[Start]

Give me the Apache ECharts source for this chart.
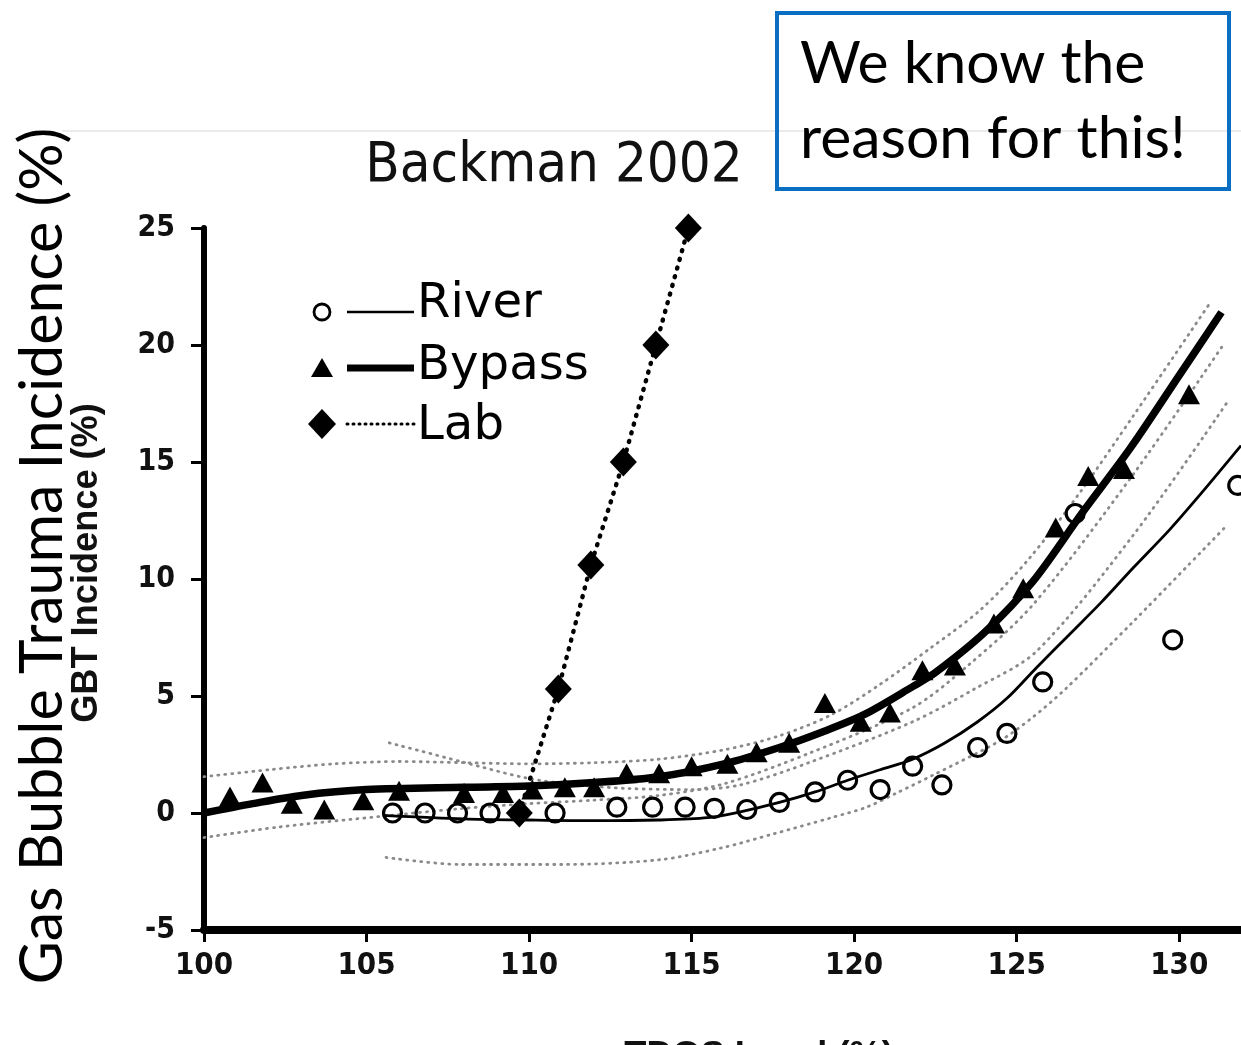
<!DOCTYPE html>
<html>
<head>
<meta charset="utf-8">
<title>Backman 2002 – GBT incidence vs TDGS</title>
<script src="https://cdn.jsdelivr.net/npm/echarts@6/dist/echarts.min.js"></script>
<style>
  html, body { margin: 0; padding: 0; background: #fff; }
  #chart { width: 1241px; height: 1045px; }
</style>
</head>
<body>
<div id="chart"></div>
<script>
// ---- data: [TDGS level (%), GBT incidence (%)] ----
const riverPoints = [
  [105.8, 0.0], [106.8, 0.0], [107.8, 0.0], [108.8, 0.0], [110.8, 0.0],
  [112.7, 0.25], [113.8, 0.25], [114.8, 0.25], [115.7, 0.2], [116.7, 0.15],
  [117.7, 0.45], [118.8, 0.9], [119.8, 1.4], [120.8, 1.0], [121.8, 2.0],
  [122.7, 1.2], [123.8, 2.8], [124.7, 3.4], [125.8, 5.6], [126.8, 12.8],
  [129.8, 7.4], [131.8, 14.0]
];
const bypassPoints = [
  [100.8, 0.7], [101.8, 1.3], [102.7, 0.4], [103.7, 0.15], [104.9, 0.55],
  [106.0, 0.95], [108.0, 0.85], [109.2, 0.85], [110.1, 1.0], [111.1, 1.1],
  [112.0, 1.1], [113.0, 1.7], [114.0, 1.7], [115.0, 2.0], [116.1, 2.1],
  [117.0, 2.6], [118.0, 3.0], [119.1, 4.7], [120.2, 3.9], [121.1, 4.3],
  [122.1, 6.1], [123.1, 6.3], [124.3, 8.1], [125.2, 9.6], [126.2, 12.2],
  [127.2, 14.4], [128.3, 14.7], [130.3, 17.9]
];
const labPoints = [
  [109.7, 0.0], [110.9, 5.3], [111.9, 10.6], [112.9, 15.0], [113.9, 20.0], [114.9, 25.0]
];

// fitted curves
const riverFit = [
  [105.5, -0.1], [108, -0.25], [110, -0.3], [112, -0.33], [114, -0.3], [115.5, -0.2],
  [116.5, 0.05], [117.7, 0.45], [118.8, 0.9], [119.8, 1.4], [120.8, 1.85], [121.8, 2.3],
  [122.8, 3.0], [123.8, 3.9], [124.7, 4.9], [125.6, 6.2], [126.6, 7.6], [127.6, 9.0],
  [128.6, 10.5], [129.7, 12.1], [130.7, 13.7], [131.9, 15.7]
];
const bypassFit = [
  [100, 0.0], [101.5, 0.4], [103, 0.75], [105, 1.0], [108, 1.1], [110, 1.15],
  [112, 1.3], [114, 1.55], [116, 2.1], [117.7, 2.8], [119, 3.45], [120.3, 4.2],
  [121.8, 5.4], [122.5, 6.0], [124, 7.7], [125.5, 9.9], [127, 12.8], [128.5, 15.6],
  [130, 18.7], [131.3, 21.4]
];

// confidence bands
const bypassUpper = [
  [100, 1.55], [102, 1.85], [104, 2.1], [106, 2.2], [108, 2.15], [110, 2.1], [112, 2.15],
  [114, 2.3], [116, 2.7], [117.7, 3.3], [119.3, 4.2], [120.8, 5.5], [122.3, 7.0],
  [123.9, 8.7], [125.4, 10.9], [127, 13.8], [128.6, 17.0], [130.9, 21.7]
];
const bypassLower = [
  [100, -1.05], [102.3, -0.6], [105.4, -0.15], [108, 0.2], [110, 0.4], [112, 0.55],
  [114, 0.75], [116, 1.25], [118.7, 2.6], [121.8, 4.5], [123.5, 6.3], [125.5, 8.9],
  [128.6, 14.5], [131.4, 20.1]
];
const riverUpper = [
  [105.7, 3.0], [107.9, 2.2], [109.9, 1.5], [111.5, 1.2], [113, 1.05], [115, 1.0],
  [116.5, 1.2], [118.7, 2.2], [121.8, 3.9], [123.7, 5.3], [125.6, 6.9], [128.6, 11.9],
  [131.5, 17.6]
];
const riverLower = [
  [105.6, -1.9], [107.9, -2.2], [111, -2.2], [114, -2.0], [115.9, -1.5], [117.5, -0.9],
  [119.3, -0.2], [120.4, 0.26], [121.3, 0.85], [122.4, 1.6], [124.5, 3.1], [125.5, 4.1],
  [126.5, 5.3], [128.6, 8.2], [131.4, 12.2]
];

const xTicks = [100, 105, 110, 115, 120, 125, 130];
const yTicks = [-5, 0, 5, 10, 15, 20, 25];

const legendNames = ['River', 'Bypass', 'Lab'];
const titleText = 'Backman 2002';
const slideAxisTitle = 'Gas Bubble Trauma Incidence (%)';
const yAxisTitle = 'GBT Incidence (%)';
const xAxisTitle = 'TDGS Level (%)';
const noteLines = ['We know the', 'reason for this!'];

// ---- fonts ----
const NARROW = '"Liberation Sans Narrow", "DejaVu Sans Condensed", sans-serif';
const SLIDE = 'Lato, "Open Sans", sans-serif';
const LEGEND = '"DejaVu Sans", sans-serif';
const LABEL = '"Liberation Sans", Arial, sans-serif';

// size a font so that a string spans a given width
const measureCtx = document.createElement('canvas').getContext('2d');
function fitSize(text, family, weight, width) {
  measureCtx.font = weight + ' 100px ' + family;
  return 100 * width / measureCtx.measureText(text).width;
}

const titleSize = fitSize(titleText, NARROW, 'normal', 378);
const slideSize = fitSize(slideAxisTitle, SLIDE, 'normal', 857);
const noteSize = fitSize(noteLines[1], SLIDE, 'normal', 386);
const labelSize = fitSize(yAxisTitle, LABEL, 'bold', 320);
const legendSize = fitSize(legendNames[1], LEGEND, 'normal', 172);

function txt(x, y, text, size, family, weight, opts) {
  opts = opts || {};
  return {
    type: 'text', x: x, y: y, rotation: opts.rotation || 0, z: 100,
    style: {
      text: text,
      font: weight + ' ' + size.toFixed(1) + 'px ' + family,
      fill: opts.fill || '#000',
      textAlign: opts.align || 'left', align: opts.align || 'left',
      textVerticalAlign: 'middle', verticalAlign: 'middle'
    }
  };
}

const ciStyle = { color: '#8a8a8a', width: 2.8, type: [1, 6], cap: 'round' };

const graphic = [
  // edge of the pasted figure
  { type: 'line', shape: { x1: 62, y1: 131, x2: 1241, y2: 131 }, style: { stroke: '#e4e4e4', lineWidth: 1.5 }, z: 1 },
  // call-out box
  { type: 'rect', shape: { x: 777, y: 13, width: 452, height: 176 }, style: { fill: 'none', stroke: '#0a6fc2', lineWidth: 4 }, z: 100 },
  txt(800, 82 - 0.3 * noteSize, noteLines[0], noteSize, SLIDE, 'normal'),
  txt(800, 157 - 0.3 * noteSize, noteLines[1], noteSize, SLIDE, 'normal'),
  // slide y-axis title
  txt(61 - 0.3 * slideSize, 556, slideAxisTitle, slideSize, SLIDE, 'normal', { rotation: Math.PI / 2, align: 'center' }),
  // chart title
  txt(554, 183 - 0.3 * titleSize, titleText, titleSize, NARROW, 'normal', { align: 'center', fill: '#111' }),
  // chart axis titles
  txt(98 - 0.3 * labelSize, 563, yAxisTitle, labelSize, LABEL, 'bold', { rotation: Math.PI / 2, align: 'center', fill: '#111' }),
  txt(759, 1068 - 0.3 * labelSize, xAxisTitle, labelSize, LABEL, 'bold', { align: 'center', fill: '#111' }),
  // legend
  { type: 'circle', shape: { cx: 322, cy: 312, r: 8 }, style: { fill: 'none', stroke: '#000', lineWidth: 2.8 }, z: 100 },
  { type: 'line', shape: { x1: 347, y1: 312, x2: 414, y2: 312 }, style: { stroke: '#000', lineWidth: 2.4 }, z: 100 },
  { type: 'polygon', shape: { points: [[322, 358], [333, 377], [311, 377]] }, style: { fill: '#000' }, z: 100 },
  { type: 'line', shape: { x1: 347, y1: 368, x2: 414, y2: 368 }, style: { stroke: '#000', lineWidth: 7 }, z: 100 },
  { type: 'polygon', shape: { points: [[322, 409], [336, 424], [322, 439], [308, 424]] }, style: { fill: '#000' }, z: 100 },
  { type: 'line', shape: { x1: 347, y1: 424, x2: 414, y2: 424 }, style: { stroke: '#000', lineWidth: 3, lineDash: [1, 5], lineCap: 'round' }, z: 100 },
  txt(417, 319 - 0.3 * legendSize, legendNames[0], legendSize, LEGEND, 'normal'),
  txt(417, 381 - 0.3 * legendSize, legendNames[1], legendSize, LEGEND, 'normal'),
  txt(417, 441 - 0.3 * legendSize, legendNames[2], legendSize, LEGEND, 'normal')
];

const chart = echarts.init(document.getElementById('chart'), null, { renderer: 'canvas' });
chart.setOption({
  animation: false,
  backgroundColor: '#fff',
  grid: { left: 204, right: 0, top: 228, bottom: 115 },
  xAxis: {
    type: 'value', min: xTicks[0], max: 131.9, interval: 5,
    axisLine: { onZero: false, lineStyle: { color: '#000', width: 8 } },
    axisTick: { show: true, length: 12, customValues: xTicks, lineStyle: { color: '#000', width: 3 } },
    axisLabel: {
      margin: 20, fontSize: 31, fontWeight: 'bold', fontFamily: NARROW, color: '#111',
      customValues: xTicks,
      formatter: v => (xTicks.indexOf(v) >= 0 ? String(v) : '')
    },
    splitLine: { show: false }
  },
  yAxis: {
    type: 'value', min: yTicks[0], max: yTicks[yTicks.length - 1], interval: 5,
    axisLine: { show: true, onZero: false, lineStyle: { color: '#000', width: 6 } },
    axisTick: { show: true, length: 13, lineStyle: { color: '#000', width: 3 } },
    axisLabel: {
      margin: 29, fontSize: 30, fontWeight: 'bold', fontFamily: NARROW, color: '#111',
      formatter: v => (yTicks.indexOf(v) >= 0 ? String(v) : '')
    },
    splitLine: { show: false }
  },
  series: [
    { name: 'Bypass upper', type: 'line', data: bypassUpper, smooth: 0.3, symbol: 'none', lineStyle: ciStyle, z: 1, silent: true },
    { name: 'Bypass lower', type: 'line', data: bypassLower, smooth: 0.3, symbol: 'none', lineStyle: ciStyle, z: 1, silent: true },
    { name: 'River upper', type: 'line', data: riverUpper, smooth: 0.3, symbol: 'none', lineStyle: ciStyle, z: 1, silent: true },
    { name: 'River lower', type: 'line', data: riverLower, smooth: 0.3, symbol: 'none', lineStyle: ciStyle, z: 1, silent: true },
    { name: 'River fit', type: 'line', data: riverFit, smooth: 0.3, symbol: 'none', lineStyle: { color: '#000', width: 2.8 }, z: 3 },
    { name: 'Bypass fit', type: 'line', data: bypassFit, smooth: 0.3, symbol: 'none', lineStyle: { color: '#000', width: 7.5 }, z: 3 },
    {
      name: 'River', type: 'scatter', data: riverPoints, symbol: 'circle', symbolSize: 18,
      itemStyle: { color: 'rgba(255,255,255,0)', borderColor: '#000', borderWidth: 3.2, opacity: 1 }, z: 5
    },
    {
      name: 'Bypass', type: 'scatter', data: bypassPoints, symbol: 'triangle', symbolSize: [22, 20],
      itemStyle: { color: '#000', opacity: 1 }, z: 5
    },
    {
      name: 'Lab', type: 'line', data: labPoints, symbol: 'diamond', symbolSize: [27, 29], showAllSymbol: true,
      itemStyle: { color: '#000', opacity: 1 }, lineStyle: { color: '#000', width: 4.5, type: [1, 8], cap: 'round' },
      z: 6, clip: false
    }
  ],
  graphic: graphic
});
</script>
</body>
</html>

[End]

■ What is needed: Search the listing for the string "this". Copy each line where it turns up.

■ Completed task:
Give me the Apache ECharts source for this chart.
const noteLines = ['We know the', 'reason for this!'];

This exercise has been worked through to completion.